NOT IN KEEPING WITH CONSTITUTION
Harrison, in her evidence, said she had a duty to ensure that what was done at the special conference was in keeping with the JTA’s constitution. To that end, she sought and obtained legal advice and, based on the advice, she received she came to find that the voting was not done in keeping with Section 14 of the JTA constitution which mandates that all voting at a special conference must be done in the physical presence of all the delegates.
She stressed that the special conference did not conform to sections 13 and 14 of the constitution and, as such, the vote taken at that special conference was unlawful, null and void and of no effect.

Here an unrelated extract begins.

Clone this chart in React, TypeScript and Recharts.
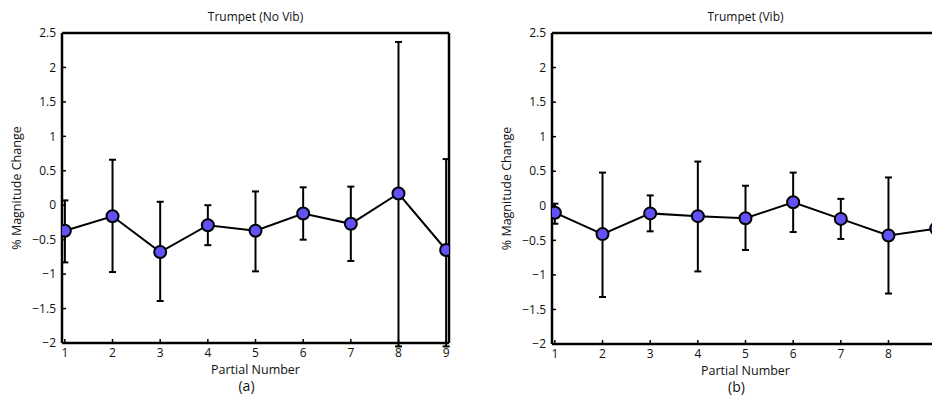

However, in her judgment handed down on January 19, Justice Tania Mott Tulloch-Reid questioned whether Harrison was fit to bring the claim in the first place.
“If the majority of the members were of the view that the salary package offered by the Ministry of Finance was a reasonable one, this court is unable to comprehend the basis on which this claim is being made by a sole member acting on her own initiative with no instructions from the group of which she is a part,” Mott Tulloch-Reid said.
“There is nothing in her evidence which suggests to this court that the remedies she seeks are being sought on behalf of the membership as a whole, although it is clear that any decision made will affect the membership as a whole,” the judge added.
The court found that the meeting at which the decision was taken to accept the Government’s wage package, which was done virtually and for which the vote was taken by a show of hands virtually in 2023, was in accordance with the JTA’s constitution and in keeping with the amendment to the Companies Act passed in 2021.
Harrison was ordered to pay JTA’s legal costs, which are to be taxed if not agreed.
The JTA was represented by attorney’s Caroline Hay, King’s Counsel, and Zurie Johnson.